When they first switched over to computers, Rutgers University library had an IBM card punch machine at the checkouts. When you took out a book they manually punched in the call number on the card, along with your information, then duplicated the card. One went into a stack to be batch-processed in those pre-network days, the other into the card holder glued into the book from pre-computer days. Checking out a stack of books could take a long time. And I kinda miss than quaint Ka-CHUNK, chunka-chunka-chunka-CHUNK of the old IBM card punches. Nowadays they just laser-scan the bar code and it all automatically goes into the system.

Giles added:

I worked in two academic libraries in Australia that had similar systems back in the 1970s.

2 thoughts on “punched cards for library book circulation”
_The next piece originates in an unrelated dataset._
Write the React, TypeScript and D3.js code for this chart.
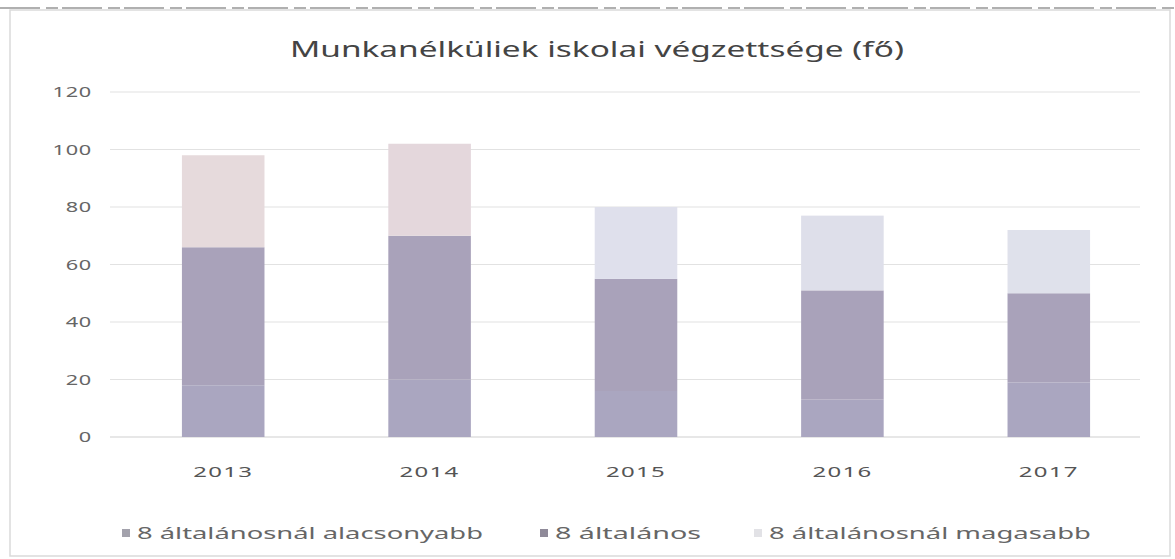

  1. It would have been better if you had referred to the card as an IBM punched card as they were often if not generally called. Poor IBM, has everyone forgotten what IBM gave the world? — Where would we be if they had not invented the IBM punched card? That is what made possible the computer era.
    An old timer.

  2. Good point, old timer. Herman Hollerith, who went on to found the Tabulating Machine Company, which merged with three other companies to form the Computing Tabulating Recording Company, which was renamed IBM, invented the machine-readable punched card. IBM made the punched card popular. No offense to IBM intended.